_WHAT TO WORK ON:_
Your task is to transcribe all of the data below exactly, omitting the images.

_DATA EXCERPT:_
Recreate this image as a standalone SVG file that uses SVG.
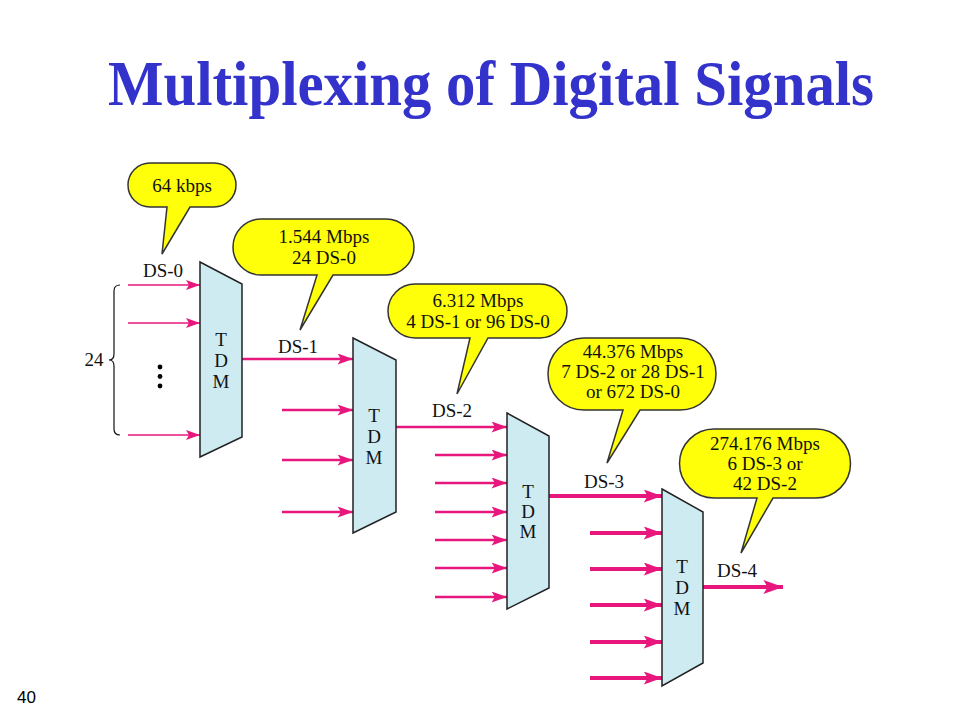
<svg xmlns="http://www.w3.org/2000/svg" width="960" height="720" viewBox="0 0 960 720">
<style>
.title{font-family:"Liberation Serif","Times New Roman",serif;font-weight:bold;font-size:63px;fill:#3333CC}
.lbl{font-family:"Liberation Serif","Times New Roman",serif;font-size:19px;fill:#111}
.tdm{fill:#CDEBF1;stroke:#222;stroke-width:1.5}
.bub{fill:#FFFF0A;stroke:#333;stroke-width:1.5}
.a1{stroke:#E8177D;stroke-width:1.6;fill:none;marker-end:url(#h1)}
.a2{stroke:#E8177D;stroke-width:2.3;fill:none;marker-end:url(#h2)}
.a3{stroke:#E8177D;stroke-width:3.8;fill:none;marker-end:url(#h3)}
.a4{stroke:#E8177D;stroke-width:3.8;fill:none;marker-end:url(#h4)}
.pg{font-family:"Liberation Sans",Arial,sans-serif;font-size:17px;fill:#000}
</style>
<defs>
<marker id="h1" viewBox="0 0 14 10" refX="14" refY="5" markerWidth="14" markerHeight="10" markerUnits="userSpaceOnUse" orient="auto"><path d="M0,0 L14,5 L0,10 L3,5 Z" fill="#E8177D"/></marker>
<marker id="h2" viewBox="0 0 14 10" refX="14" refY="5" markerWidth="16" markerHeight="11" markerUnits="userSpaceOnUse" orient="auto"><path d="M0,0 L14,5 L0,10 L3,5 Z" fill="#E8177D"/></marker>
<marker id="h3" viewBox="0 0 14 10" refX="14" refY="5" markerWidth="19" markerHeight="13" markerUnits="userSpaceOnUse" orient="auto"><path d="M0,0 L14,5 L0,10 L3,5 Z" fill="#E8177D"/></marker>
<marker id="h4" viewBox="0 0 14 10" refX="14" refY="5" markerWidth="23" markerHeight="14" markerUnits="userSpaceOnUse" orient="auto"><path d="M0,0 L14,5 L0,10 L3,5 Z" fill="#E8177D"/></marker>
</defs>
<rect width="960" height="720" fill="#fff"/>
<text class="title" x="108" y="105" textLength="766" lengthAdjust="spacingAndGlyphs">Multiplexing of Digital Signals</text>
<text class="pg" x="17" y="703">40</text>

<g id="connectors">
<line class="a1" x1="128" y1="285" x2="200" y2="285"/>
<line class="a1" x1="128" y1="323" x2="200" y2="323"/>
<line class="a1" x1="128" y1="435" x2="200" y2="435"/>
<line class="a2" x1="242" y1="359" x2="353" y2="359"/>
<line class="a2" x1="282" y1="410" x2="353" y2="410"/>
<line class="a2" x1="282" y1="460" x2="353" y2="460"/>
<line class="a2" x1="282" y1="512" x2="353" y2="512"/>
<line class="a2" x1="396" y1="427" x2="507" y2="427"/>
<line class="a2" x1="435" y1="455" x2="507" y2="455"/>
<line class="a2" x1="435" y1="483" x2="507" y2="483"/>
<line class="a2" x1="435" y1="512" x2="507" y2="512"/>
<line class="a2" x1="435" y1="540" x2="507" y2="540"/>
<line class="a2" x1="435" y1="568" x2="507" y2="568"/>
<line class="a2" x1="435" y1="597" x2="507" y2="597"/>
<line class="a3" x1="549" y1="496" x2="662" y2="496"/>
<line class="a3" x1="590" y1="533" x2="662" y2="533"/>
<line class="a3" x1="590" y1="569" x2="662" y2="569"/>
<line class="a3" x1="590" y1="605" x2="662" y2="605"/>
<line class="a3" x1="590" y1="642" x2="662" y2="642"/>
<line class="a3" x1="590" y1="678" x2="662" y2="678"/>
<line class="a4" x1="703" y1="587" x2="783" y2="587"/>
</g>

<g id="input-group">
<path d="M120,285 Q114,285 114,291 V354 Q114,360 109,360 Q114,360 114,366 V429 Q114,435 120,435" fill="none" stroke="#111" stroke-width="1.2"/>
<text class="lbl" x="94" y="366" text-anchor="middle">24</text>
<circle cx="160" cy="367" r="2.4" fill="#000"/>
<circle cx="160" cy="376.5" r="2.4" fill="#000"/>
<circle cx="160" cy="386" r="2.4" fill="#000"/>
<text class="lbl" x="163" y="277" text-anchor="middle">DS-0</text>
</g>

<g id="tdm1">
<polygon class="tdm" points="200,262 242,284 242,437 200,457"/>
<text class="lbl" x="221" y="346" text-anchor="middle">T</text>
<text class="lbl" x="221" y="367" text-anchor="middle">D</text>
<text class="lbl" x="221" y="388" text-anchor="middle">M</text>
<text class="lbl" x="298" y="353" text-anchor="middle">DS-1</text>
</g>
<g id="tdm2">
<polygon class="tdm" points="353,338 396,360 396,512 353,533"/>
<text class="lbl" x="374" y="422" text-anchor="middle">T</text>
<text class="lbl" x="374" y="443" text-anchor="middle">D</text>
<text class="lbl" x="374" y="464" text-anchor="middle">M</text>
<text class="lbl" x="452" y="417" text-anchor="middle">DS-2</text>
</g>
<g id="tdm3">
<polygon class="tdm" points="507,413 549,436 549,588 507,609"/>
<text class="lbl" x="528" y="498" text-anchor="middle">T</text>
<text class="lbl" x="528" y="518" text-anchor="middle">D</text>
<text class="lbl" x="528" y="538" text-anchor="middle">M</text>
<text class="lbl" x="604" y="488" text-anchor="middle">DS-3</text>
</g>
<g id="tdm4">
<polygon class="tdm" points="662,489 703,512 703,663 662,686"/>
<text class="lbl" x="682" y="573" text-anchor="middle">T</text>
<text class="lbl" x="682" y="594" text-anchor="middle">D</text>
<text class="lbl" x="682" y="615" text-anchor="middle">M</text>
<text class="lbl" x="737" y="577" text-anchor="middle">DS-4</text>
</g>

<g id="bubble-ds0">
<path class="bub" d="M150,163 H214 A22,22 0 0 1 214,207 H190 L162,254 L167,207 H150 A22,22 0 0 1 150,163 Z"/>
<text class="lbl" x="182" y="192" text-anchor="middle">64 kbps</text>
</g>
<g id="bubble-ds1">
<path class="bub" d="M261,219 H386 A28,28 0 0 1 386,275 H333 L300,330 L317,275 H261 A28,28 0 0 1 261,219 Z"/>
<text class="lbl" x="324" y="243" text-anchor="middle">1.544 Mbps</text>
<text class="lbl" x="324" y="264" text-anchor="middle">24 DS-0</text>
</g>
<g id="bubble-ds2">
<path class="bub" d="M415,284 H540 A27,27 0 0 1 540,338 H488 L457,394 L470,338 H415 A27,27 0 0 1 415,284 Z"/>
<text class="lbl" x="478" y="307" text-anchor="middle">6.312 Mbps</text>
<text class="lbl" x="478" y="328" text-anchor="middle">4 DS-1 or 96 DS-0</text>
</g>
<g id="bubble-ds3">
<path class="bub" d="M584,338 H680 A36,36 0 0 1 680,410 H640 L607,463 L623,410 H584 A36,36 0 0 1 584,338 Z"/>
<text class="lbl" x="633" y="358" text-anchor="middle">44.376 Mbps</text>
<text class="lbl" x="633" y="378" text-anchor="middle">7 DS-2 or 28 DS-1</text>
<text class="lbl" x="633" y="398" text-anchor="middle">or 672 DS-0</text>
</g>
<g id="bubble-ds4">
<path class="bub" d="M714,429 H816 A34.5,34.5 0 0 1 816,498 H773 L741,553 L757,498 H714 A34.5,34.5 0 0 1 714,429 Z"/>
<text class="lbl" x="765" y="450" text-anchor="middle">274.176 Mbps</text>
<text class="lbl" x="765" y="470" text-anchor="middle">6 DS-3 or</text>
<text class="lbl" x="765" y="490" text-anchor="middle">42 DS-2</text>
</g>
</svg>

_CORRECT RESPONSE:_
Recreate this image as a standalone SVG file that uses SVG.
<svg xmlns="http://www.w3.org/2000/svg" width="960" height="720" viewBox="0 0 960 720">
<style>
.title{font-family:"Liberation Serif","Times New Roman",serif;font-weight:bold;font-size:63px;fill:#3333CC}
.lbl{font-family:"Liberation Serif","Times New Roman",serif;font-size:19px;fill:#111}
.tdm{fill:#CDEBF1;stroke:#222;stroke-width:1.5}
.bub{fill:#FFFF0A;stroke:#333;stroke-width:1.5}
.a1{stroke:#E8177D;stroke-width:1.6;fill:none;marker-end:url(#h1)}
.a2{stroke:#E8177D;stroke-width:2.3;fill:none;marker-end:url(#h2)}
.a3{stroke:#E8177D;stroke-width:3.8;fill:none;marker-end:url(#h3)}
.a4{stroke:#E8177D;stroke-width:3.8;fill:none;marker-end:url(#h4)}
.pg{font-family:"Liberation Sans",Arial,sans-serif;font-size:17px;fill:#000}
</style>
<defs>
<marker id="h1" viewBox="0 0 14 10" refX="14" refY="5" markerWidth="14" markerHeight="10" markerUnits="userSpaceOnUse" orient="auto"><path d="M0,0 L14,5 L0,10 L3,5 Z" fill="#E8177D"/></marker>
<marker id="h2" viewBox="0 0 14 10" refX="14" refY="5" markerWidth="16" markerHeight="11" markerUnits="userSpaceOnUse" orient="auto"><path d="M0,0 L14,5 L0,10 L3,5 Z" fill="#E8177D"/></marker>
<marker id="h3" viewBox="0 0 14 10" refX="14" refY="5" markerWidth="19" markerHeight="13" markerUnits="userSpaceOnUse" orient="auto"><path d="M0,0 L14,5 L0,10 L3,5 Z" fill="#E8177D"/></marker>
<marker id="h4" viewBox="0 0 14 10" refX="14" refY="5" markerWidth="23" markerHeight="14" markerUnits="userSpaceOnUse" orient="auto"><path d="M0,0 L14,5 L0,10 L3,5 Z" fill="#E8177D"/></marker>
</defs>
<rect width="960" height="720" fill="#fff"/>
<text class="title" x="108" y="105" textLength="766" lengthAdjust="spacingAndGlyphs">Multiplexing of Digital Signals</text>
<text class="pg" x="17" y="703">40</text>

<g id="connectors">
<line class="a1" x1="128" y1="285" x2="200" y2="285"/>
<line class="a1" x1="128" y1="323" x2="200" y2="323"/>
<line class="a1" x1="128" y1="435" x2="200" y2="435"/>
<line class="a2" x1="242" y1="359" x2="353" y2="359"/>
<line class="a2" x1="282" y1="410" x2="353" y2="410"/>
<line class="a2" x1="282" y1="460" x2="353" y2="460"/>
<line class="a2" x1="282" y1="512" x2="353" y2="512"/>
<line class="a2" x1="396" y1="427" x2="507" y2="427"/>
<line class="a2" x1="435" y1="455" x2="507" y2="455"/>
<line class="a2" x1="435" y1="483" x2="507" y2="483"/>
<line class="a2" x1="435" y1="512" x2="507" y2="512"/>
<line class="a2" x1="435" y1="540" x2="507" y2="540"/>
<line class="a2" x1="435" y1="568" x2="507" y2="568"/>
<line class="a2" x1="435" y1="597" x2="507" y2="597"/>
<line class="a3" x1="549" y1="496" x2="662" y2="496"/>
<line class="a3" x1="590" y1="533" x2="662" y2="533"/>
<line class="a3" x1="590" y1="569" x2="662" y2="569"/>
<line class="a3" x1="590" y1="605" x2="662" y2="605"/>
<line class="a3" x1="590" y1="642" x2="662" y2="642"/>
<line class="a3" x1="590" y1="678" x2="662" y2="678"/>
<line class="a4" x1="703" y1="587" x2="783" y2="587"/>
</g>

<g id="input-group">
<path d="M120,285 Q114,285 114,291 V354 Q114,360 109,360 Q114,360 114,366 V429 Q114,435 120,435" fill="none" stroke="#111" stroke-width="1.2"/>
<text class="lbl" x="94" y="366" text-anchor="middle">24</text>
<circle cx="160" cy="367" r="2.4" fill="#000"/>
<circle cx="160" cy="376.5" r="2.4" fill="#000"/>
<circle cx="160" cy="386" r="2.4" fill="#000"/>
<text class="lbl" x="163" y="277" text-anchor="middle">DS-0</text>
</g>

<g id="tdm1">
<polygon class="tdm" points="200,262 242,284 242,437 200,457"/>
<text class="lbl" x="221" y="346" text-anchor="middle">T</text>
<text class="lbl" x="221" y="367" text-anchor="middle">D</text>
<text class="lbl" x="221" y="388" text-anchor="middle">M</text>
<text class="lbl" x="298" y="353" text-anchor="middle">DS-1</text>
</g>
<g id="tdm2">
<polygon class="tdm" points="353,338 396,360 396,512 353,533"/>
<text class="lbl" x="374" y="422" text-anchor="middle">T</text>
<text class="lbl" x="374" y="443" text-anchor="middle">D</text>
<text class="lbl" x="374" y="464" text-anchor="middle">M</text>
<text class="lbl" x="452" y="417" text-anchor="middle">DS-2</text>
</g>
<g id="tdm3">
<polygon class="tdm" points="507,413 549,436 549,588 507,609"/>
<text class="lbl" x="528" y="498" text-anchor="middle">T</text>
<text class="lbl" x="528" y="518" text-anchor="middle">D</text>
<text class="lbl" x="528" y="538" text-anchor="middle">M</text>
<text class="lbl" x="604" y="488" text-anchor="middle">DS-3</text>
</g>
<g id="tdm4">
<polygon class="tdm" points="662,489 703,512 703,663 662,686"/>
<text class="lbl" x="682" y="573" text-anchor="middle">T</text>
<text class="lbl" x="682" y="594" text-anchor="middle">D</text>
<text class="lbl" x="682" y="615" text-anchor="middle">M</text>
<text class="lbl" x="737" y="577" text-anchor="middle">DS-4</text>
</g>

<g id="bubble-ds0">
<path class="bub" d="M150,163 H214 A22,22 0 0 1 214,207 H190 L162,254 L167,207 H150 A22,22 0 0 1 150,163 Z"/>
<text class="lbl" x="182" y="192" text-anchor="middle">64 kbps</text>
</g>
<g id="bubble-ds1">
<path class="bub" d="M261,219 H386 A28,28 0 0 1 386,275 H333 L300,330 L317,275 H261 A28,28 0 0 1 261,219 Z"/>
<text class="lbl" x="324" y="243" text-anchor="middle">1.544 Mbps</text>
<text class="lbl" x="324" y="264" text-anchor="middle">24 DS-0</text>
</g>
<g id="bubble-ds2">
<path class="bub" d="M415,284 H540 A27,27 0 0 1 540,338 H488 L457,394 L470,338 H415 A27,27 0 0 1 415,284 Z"/>
<text class="lbl" x="478" y="307" text-anchor="middle">6.312 Mbps</text>
<text class="lbl" x="478" y="328" text-anchor="middle">4 DS-1 or 96 DS-0</text>
</g>
<g id="bubble-ds3">
<path class="bub" d="M584,338 H680 A36,36 0 0 1 680,410 H640 L607,463 L623,410 H584 A36,36 0 0 1 584,338 Z"/>
<text class="lbl" x="633" y="358" text-anchor="middle">44.376 Mbps</text>
<text class="lbl" x="633" y="378" text-anchor="middle">7 DS-2 or 28 DS-1</text>
<text class="lbl" x="633" y="398" text-anchor="middle">or 672 DS-0</text>
</g>
<g id="bubble-ds4">
<path class="bub" d="M714,429 H816 A34.5,34.5 0 0 1 816,498 H773 L741,553 L757,498 H714 A34.5,34.5 0 0 1 714,429 Z"/>
<text class="lbl" x="765" y="450" text-anchor="middle">274.176 Mbps</text>
<text class="lbl" x="765" y="470" text-anchor="middle">6 DS-3 or</text>
<text class="lbl" x="765" y="490" text-anchor="middle">42 DS-2</text>
</g>
</svg>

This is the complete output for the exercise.